Fine talents, we recognize, but none of the three even looks like a surefire All-Star in waiting just yet. Worse, the Lakers are set to give up its pick in this year’s draft to Philadelphia (due to 2012’s Steve Nash deal) if their pick falls out of the top three. Los Angeles, entering Tuesday night, is a game and a half “ahead” of Orlando and working with the third-worst record in the NBA.
That’s good news in another bad year, but also recall that we’re not only working within the same time frame that Jim Buss gave himself to turn the Lakers all the way around, but with the same front office that once needlessly (the deal was in 2012, not 1999 … and who still does this?) sent semi-protected draft picks to Phoenix (who sent them to Philadelphia) just to deal for Nash.
Steve Nash’s disappointing, pre-retirement play as a Laker isn’t the point. General manager Mitch Kupchak acquired him while working with a set of rules that even predated Phil Jackson’s time with the Lakers. Kupchak did not need to send draft picks to another team in order to sign the free agent; because despite his brief and understandable waffling at age 38, Steve Nash was not going to pass on the familial priorities that pointed him toward sticking with a West Coast team in the first place, ahead of other free agent suitors (most notably, in 2012, the Toronto Raptors).
This works right in line with the report from Ramona Shelburne that suggests that Mitch Kupchak is a bit behind the times when it comes to the idea behind team-building. And that the confluence of free agent money and Los Angeles Lakers bluster is enough to secure a boffo star in the moments just past the initiation of the official free agent period just past midnight on July 1. As if he’s going after Antonio Davis or Derek Anderson on the free agent market, and not Kevin Durant and, potentially, Russell Westbrook.
Kobe Bryant and Magic Johnson, two men who are rather set in the ways of their respective eras, wouldn’t seem like the types to break that moldy habit. The Unnamed Upstart Math Kid probably would be, all full of gusto and NBA-legal chats with player representatives both official and unofficial, but this isn’t how the family-run, star-obsessed Lakers run things.
Which is fine, when the center is Shaquille O’Neal, and not Dwight Howard. Or when the rookie teenager is Kobe, and not Brandon Ingram. That “confluence of free agent money and Los Angeles Lakers bluster” worked in 1996, but it has been less successful over the last few years.

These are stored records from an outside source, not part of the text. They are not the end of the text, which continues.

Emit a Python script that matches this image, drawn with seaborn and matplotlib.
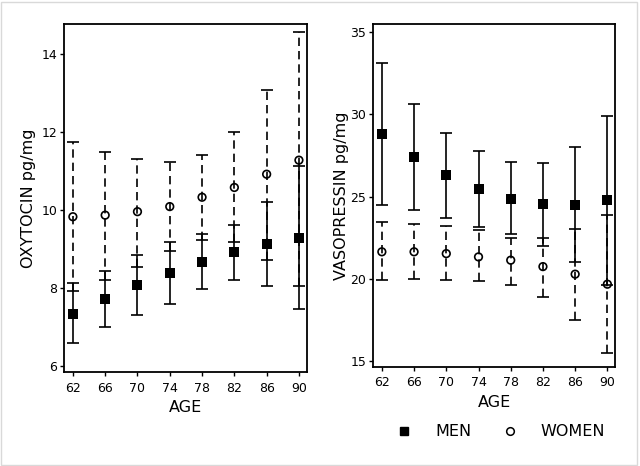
import numpy as np
import pandas as pd
import matplotlib
matplotlib.use("Agg")
import matplotlib.pyplot as plt
from matplotlib.lines import Line2D
import seaborn as sns

sns.set_style("ticks", {"axes.edgecolor": "black", "text.color": "black",
                        "axes.labelcolor": "black", "xtick.color": "black",
                        "ytick.color": "black"})
plt.rcParams["font.family"] = ["DejaVu Sans"]

# ----------------------------------------------------------------------------
# data (mean and CI bounds per age group)
# ----------------------------------------------------------------------------
age = [62, 66, 70, 74, 78, 82, 86, 90]

oxy_men_mean = [7.34, 7.72, 8.09, 8.38, 8.67, 8.92, 9.13, 9.29]
oxy_men_lo = [6.60, 7.01, 7.30, 7.60, 7.97, 8.22, 8.05, 7.46]
oxy_men_hi = [8.12, 8.43, 8.85, 9.17, 9.39, 9.62, 10.20, 11.13]

oxy_wom_mean = [9.83, 9.87, 9.96, 10.09, 10.33, 10.58, 10.92, 11.28]
oxy_wom_lo = [7.92, 8.21, 8.55, 8.96, 9.23, 9.17, 8.72, 8.05]
oxy_wom_hi = [11.74, 11.48, 11.30, 11.23, 11.41, 11.99, 13.09, 14.56]

vas_men_mean = [28.80, 27.41, 26.34, 25.47, 24.86, 24.57, 24.48, 24.78]
vas_men_lo = [24.50, 24.17, 23.69, 23.14, 22.71, 22.02, 21.03, 19.60]
vas_men_hi = [33.15, 30.66, 28.89, 27.80, 27.13, 27.03, 28.04, 29.89]

vas_wom_mean = [21.64, 21.64, 21.53, 21.33, 21.13, 20.74, 20.28, 19.67]
vas_wom_lo = [19.91, 19.97, 19.91, 19.89, 19.65, 18.86, 17.48, 15.47]
vas_wom_hi = [23.44, 23.32, 23.24, 22.97, 22.51, 22.51, 23.02, 23.90]


def make_df(mean, lo, hi, sex):
    return pd.DataFrame({"AGE": age, "mean": mean, "lo": lo, "hi": hi, "sex": sex})


oxy = pd.concat([make_df(oxy_wom_mean, oxy_wom_lo, oxy_wom_hi, "WOMEN"),
                 make_df(oxy_men_mean, oxy_men_lo, oxy_men_hi, "MEN")])
vas = pd.concat([make_df(vas_wom_mean, vas_wom_lo, vas_wom_hi, "WOMEN"),
                 make_df(vas_men_mean, vas_men_lo, vas_men_hi, "MEN")])

fig = plt.figure(figsize=(6.4, 4.66), dpi=100)
ax1 = fig.add_axes([0.100, 0.2017, 0.3797, 0.7468])
ax2 = fig.add_axes([0.5828, 0.2131, 0.3788, 0.7354])

dash = {"MEN": "-", "WOMEN": (0, (5, 3))}


def draw(ax, df, ylabel, ylim, yticks, ypad):
    for sex in ["WOMEN", "MEN"]:
        d = df[df["sex"] == sex]
        err = [d["mean"] - d["lo"], d["hi"] - d["mean"]]
        eb = ax.errorbar(d["AGE"], d["mean"], yerr=err, fmt="none",
                         ecolor="black", elinewidth=1.2, capsize=4.5,
                         capthick=1.2, zorder=2)
        eb[2][0].set_linestyle(dash[sex])
        if sex == "MEN":
            sns.scatterplot(x=d["AGE"], y=d["mean"], ax=ax, marker="s",
                            s=46, color="black", edgecolor="black",
                            linewidth=0, zorder=3)
        else:
            sns.scatterplot(x=d["AGE"], y=d["mean"], ax=ax, marker="o",
                            s=30, facecolor="none", edgecolor="black",
                            linewidth=1.2, zorder=3)
    ax.set_xlim(60.9, 91.0)
    ax.set_ylim(*ylim)
    ax.set_xticks(age)
    ax.set_yticks(yticks)
    ax.tick_params(labelsize=9, length=3, width=1, colors="black")
    ax.tick_params(axis="x", pad=4)
    ax.tick_params(axis="y", pad=2)
    ax.set_xlabel("AGE", fontsize=11.5, labelpad=4, color="black")
    ax.set_ylabel(ylabel, fontsize=11.5, labelpad=ypad, color="black")
    for s in ax.spines.values():
        s.set_linewidth(1.3)
        s.set_color("black")
        s.set_visible(True)


draw(ax1, oxy, "OXYTOCIN pg/mg", (5.85, 14.77), [6, 8, 10, 12, 14], 4)
draw(ax2, vas, "VASOPRESSIN pg/mg", (14.65, 35.5), [15, 20, 25, 30, 35], 1)

handles = [
    Line2D([], [], ls="none", marker="s", ms=6, color="black"),
    Line2D([], [], ls="none", marker="o", ms=5.5, mfc="white", mec="black", mew=1.1),
]
fig.legend(handles, ["MEN", "WOMEN"], ncol=2, frameon=False, fontsize=11.5,
           loc="center left", bbox_to_anchor=(396 / 640, 1 - 432 / 466),
           handlelength=1, handletextpad=1.45, columnspacing=1.9,
           borderpad=0, borderaxespad=0, labelcolor="black")

fig.patches.append(plt.Rectangle((0.002, 0.002), 0.994, 0.994,
                                 transform=fig.transFigure, fill=False,
                                 edgecolor="#d9d9d9", linewidth=1))

fig.savefig("out.png", dpi=100)
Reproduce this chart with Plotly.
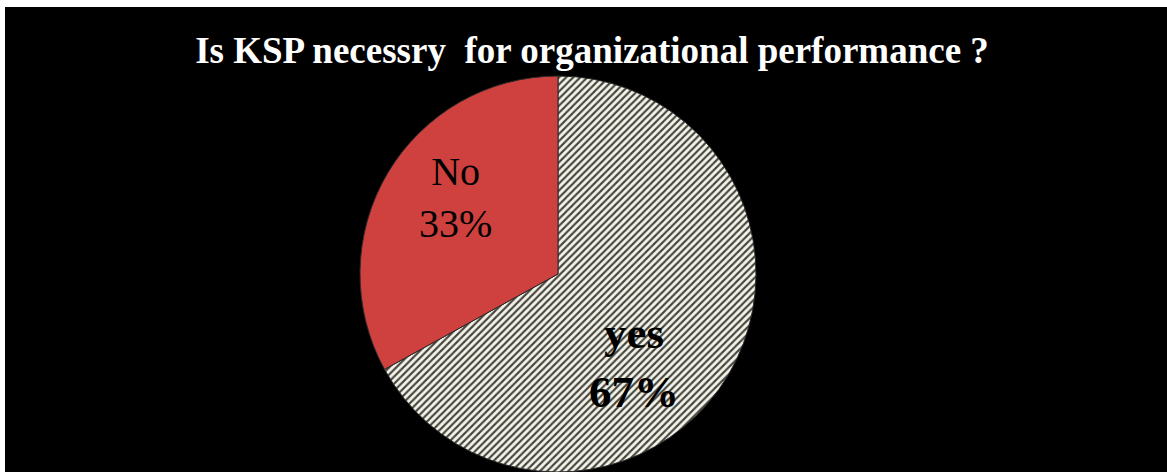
import plotly.graph_objects as go

W, H = 1167, 472

# Data
labels = ["yes", "No"]
values = [67, 33]
title_text = "Is KSP necessry \u00a0for organizational performance ?"

total = sum(values)
pcts = [round(v * 100 / total) for v in values]

fig = go.Figure()
fig.add_trace(go.Pie(
    labels=labels,
    values=values,
    sort=False,
    direction="clockwise",
    rotation=0,
    textinfo="none",
    hoverinfo="label+percent",
    showlegend=False,
    domain=dict(x=[358 / W, 758 / W], y=[0, 1 - 76 / H]),
    marker=dict(
        colors=["#f2f2ea", "#cf413e"],
        pattern=dict(
            shape=["/", ""],
            bgcolor=["#f4f4ec", "#cf413e"],
            fgcolor=["#45453c", "#cf413e"],
            size=5,
            solidity=0.42,
        ),
        line=dict(color="#2a2a2a", width=1),
    ),
))

def px(x, y):
    return x / W, 1 - y / H

ax, ay = px(634, 362)
bx, by = px(455, 197)
fig.add_annotation(
    x=ax, y=ay, xref="paper", yref="paper", showarrow=False,
    text=f"<b>{labels[0]}</b><br><b>{pcts[0]}%</b>",
    font=dict(family="Liberation Serif", size=45, color="black"),
    xanchor="center", yanchor="middle",
)
fig.add_annotation(
    x=bx, y=by, xref="paper", yref="paper", showarrow=False,
    text=f"{labels[1]}<br>{pcts[1]}%",
    font=dict(family="Liberation Serif", size=40, color="black"),
    xanchor="center", yanchor="middle",
)

fig.update_layout(
    width=W, height=H,
    margin=dict(l=0, r=0, t=0, b=0),
    paper_bgcolor="black",
    plot_bgcolor="black",
    title=dict(
        text=f"<b>{title_text}</b>",
        x=592 / W, xanchor="center", xref="paper",
        y=1 - 50 / H, yanchor="middle", yref="paper",
        font=dict(family="Liberation Serif", size=37, color="white"),
    ),
    shapes=[
        dict(type="rect", xref="paper", yref="paper", x0=0, x1=1, y0=1 - 7 / H, y1=1,
             fillcolor="white", line=dict(width=0), layer="above"),
        dict(type="rect", xref="paper", yref="paper", x0=0, x1=5 / W, y0=0, y1=1,
             fillcolor="white", line=dict(width=0), layer="above"),
    ],
)

fig.write_html("out.html")
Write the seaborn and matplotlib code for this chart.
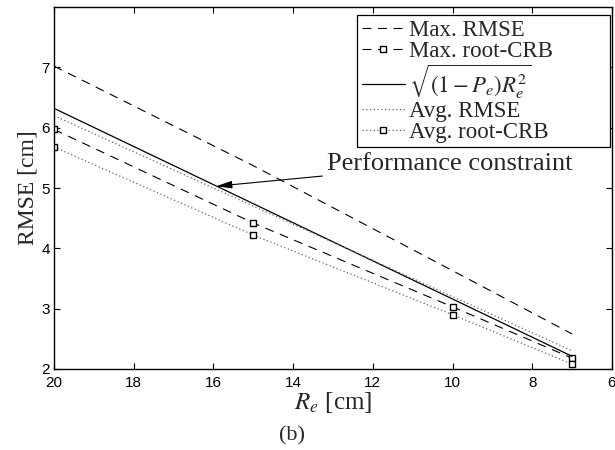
import numpy as np
import pandas as pd
import matplotlib
matplotlib.use("Agg")
import matplotlib.pyplot as plt
import seaborn as sns

# Data
Re = [20, 15, 10, 7]
max_rmse = [7.02, 5.37, 3.63, 2.58]
max_crb = [5.97, 4.42, 3.03, 2.18]
bound = [6.32, 4.74, 3.16, 2.21]
avg_rmse = [6.20, 4.70, 3.20, 2.30]
avg_crb = [5.68, 4.22, 2.90, 2.08]
labels = ["Max. RMSE", "Max. root-CRB", r"$\sqrt{(1-P_e)R_e^2}$", "Avg. RMSE", "Avg. root-CRB"]
x_ticks = [20, 18, 16, 14, 12, 10, 8, 6]
y_ticks = [2, 3, 4, 5, 6, 7]

sns.set_theme(style="white")
plt.rcParams['font.family'] = ['Liberation Serif', 'DejaVu Serif']
plt.rcParams['mathtext.fontset'] = 'stix'

fig = plt.figure(figsize=(6.15, 4.5), dpi=100)
ax = fig.add_axes([54/615, 1-369/450, (612-54)/615, (369-7)/450])

series = [max_rmse, max_crb, bound, avg_rmse, avg_crb]
styles = [
    dict(linestyle=(0, (8, 6)), marker=None, lw=0.8, color='black'),
    dict(linestyle=(0, (8, 6)), marker='s', lw=0.8, color='black'),
    dict(linestyle='-', marker=None, lw=0.9, color='black'),
    dict(linestyle=(0, (1, 2)), marker=None, lw=0.9, color='#666666'),
    dict(linestyle=(0, (1, 2)), marker='s', lw=0.9, color='#666666'),
]
for vals, lab, st in zip(series, labels, styles):
    df = pd.DataFrame({"Re": Re, "RMSE": vals})
    kw = dict(linestyle=st['linestyle'], lw=st['lw'], color=st['color'], label=lab)
    if st['marker']:
        kw.update(marker='s', markersize=5, markerfacecolor='white',
                  markeredgecolor='black', markeredgewidth=1.0)
    sns.lineplot(data=df, x="Re", y="RMSE", ax=ax, sort=False, **kw)

ax.set_xlim(20, 6)
ax.set_ylim(2, 8)
ax.set_xticks(x_ticks)
ax.set_yticks(y_ticks)
for lbl in ax.get_xticklabels() + ax.get_yticklabels():
    lbl.set_family(['Liberation Sans', 'DejaVu Sans'])
    lbl.set_fontsize(11)
ax.tick_params(direction='in', length=4, width=0.8, top=True, right=True,
               bottom=True, left=True, pad=3, colors='black')
ax.tick_params(axis='x', pad=5)
for s in ax.spines.values():
    s.set_color('black')
    s.set_linewidth(1.0)

ax.set_xlabel(r"$R_e$ [cm]", fontsize=18, labelpad=0)
ax.set_ylabel("RMSE [cm]", fontsize=17, labelpad=2)

leg = ax.legend(loc='upper left', bbox_to_anchor=(0.543, 0.978, 0.453, 0.0),
                mode='expand', borderaxespad=0,
                fontsize=16.5, frameon=True, fancybox=False,
                framealpha=1, edgecolor='black', handlelength=1.88,
                borderpad=0.2, labelspacing=0.0, handletextpad=0.17)
leg.get_frame().set_linewidth(0.9)

ax.annotate("Performance constraint", xy=(15.93, 5.03), xytext=(13.15, 5.40),
            fontsize=19, va='center', ha='left',
            arrowprops=dict(arrowstyle='-|>,head_length=0.5,head_width=0.12',
                            color='black', lw=0.8, shrinkA=1, shrinkB=0))

fig.text(292/615, 1-436/450, "(b)", fontsize=16, ha='center', va='center')

fig.savefig("out.png", dpi=100)
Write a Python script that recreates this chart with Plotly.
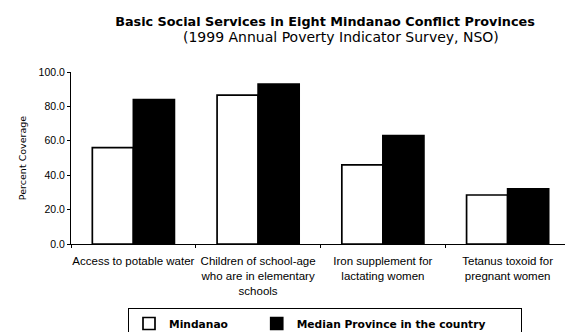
import plotly.graph_objects as go

categories = [
    "Access to potable water",
    "Children of school-age<br>who are in elementary<br>schools",
    "Iron supplement for<br>lactating women",
    "Tetanus toxoid for<br>pregnant women",
]
mindanao = [56.0, 86.5, 46.0, 28.5]
median_province = [84.0, 93.0, 63.0, 32.0]
y_ticks = [0, 20, 40, 60, 80, 100]
y_tick_labels = ["0.0", "20.0", "40.0", "60.0", "80.0", "100.0"]
series_names = ["Mindanao", "Median Province in the country"]

FONT = "Liberation Sans, Arial, sans-serif"
WIDE = "DejaVu Sans, sans-serif"
NB = "\u00a0"

fig = go.Figure()
fig.add_trace(go.Bar(
    name="<b>" + series_names[0] + "</b>" + NB * 7, x=categories, y=mindanao,
    marker=dict(color="white", line=dict(color="black", width=1.7)),
))
fig.add_trace(go.Bar(
    name="<b>" + series_names[1] + "</b>" + NB * 9, x=categories, y=median_province,
    marker=dict(color="black", line=dict(color="black", width=1.7)),
))

fig.update_layout(
    width=565, height=332,
    margin=dict(l=71, r=0, t=72, b=88, autoexpand=False),
    paper_bgcolor="white", plot_bgcolor="white",
    font=dict(family=FONT, size=10, color="black"),
    barmode="group", bargap=0.342, bargroupgap=0,
    title=dict(
        text="<b>Basic Social Services in Eight Mindanao Conflict Provinces</b>",
        font=dict(family=WIDE, size=12.8, color="black"),
        x=325 / 565, xref="container", xanchor="center",
        y=1 - 22 / 332, yref="container", yanchor="middle",
    ),
    showlegend=True,
    legend=dict(
        orientation="h", x=(128 - 71) / 494, xanchor="left",
        y=(244 - 308) / 172, yanchor="top",
        bordercolor="black", borderwidth=1, bgcolor="white",
        font=dict(family=WIDE, size=10.7, color="black"),
        traceorder="normal",
    ),
    annotations=[dict(
        text="(1999 Annual Poverty Indicator Survey, NSO)",
        xref="paper", yref="paper", x=(341 - 71) / 494, y=(244 - 37) / 172,
        xanchor="center", yanchor="middle", showarrow=False,
        font=dict(family=WIDE, size=14, color="black"),
    )],
)
fig.update_xaxes(
    range=[-0.5, 3.46], automargin=False, tickangle=0,
    showline=True, linecolor="black", linewidth=1,
    ticks="outside", tickson="boundaries", ticklen=3, tickcolor="black",
    showgrid=False, tickfont=dict(size=11.5), ticklabelstandoff=6,
)
fig.update_yaxes(
    range=[0, 100], tickvals=y_ticks, ticktext=y_tick_labels, automargin=False,
    showline=True, linecolor="black", linewidth=1,
    ticks="outside", ticklen=3, tickcolor="black",
    showgrid=False, zeroline=False, tickfont=dict(size=10.5),
    title=dict(text="Percent Coverage", font=dict(family=WIDE, size=9.5), standoff=10),
)

fig.write_html("out.html")
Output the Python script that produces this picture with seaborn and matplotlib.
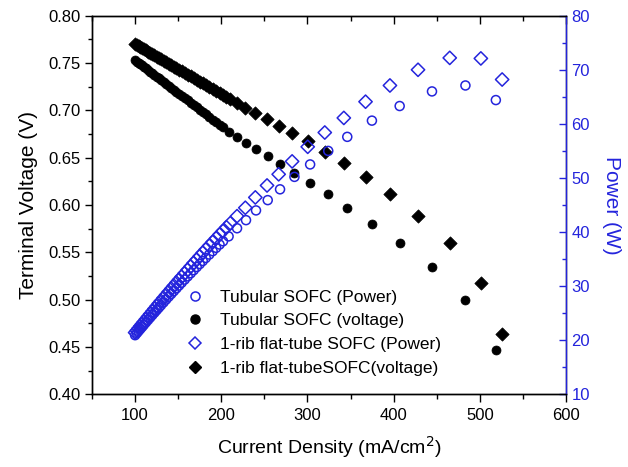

It wasn’t even working when Kupchak was charged with building depth around the Shaq and Kobe Laker teams during the championship years. Veterans should have been lining up around the block for the free ring, but Mitch struck out repeatedly with both aging big names (Isaiah Rider, Mitch Richmond; with A.C. Green, Ron Harper and Horace Grant playing way over their heads) and the sort of successful and lasting role players that former Phil Jackson boss Jerry Krause had no trouble finding for minimum salaries in Chicago.
However, Magic Johnson loves Mitch Kupchak, his former teammate. And the Lakers love Magic enough to not only look to him to rescue the slow-building re-building project, but to tolerate him bounding about your television dial, saying very Magic Johnson-styled things.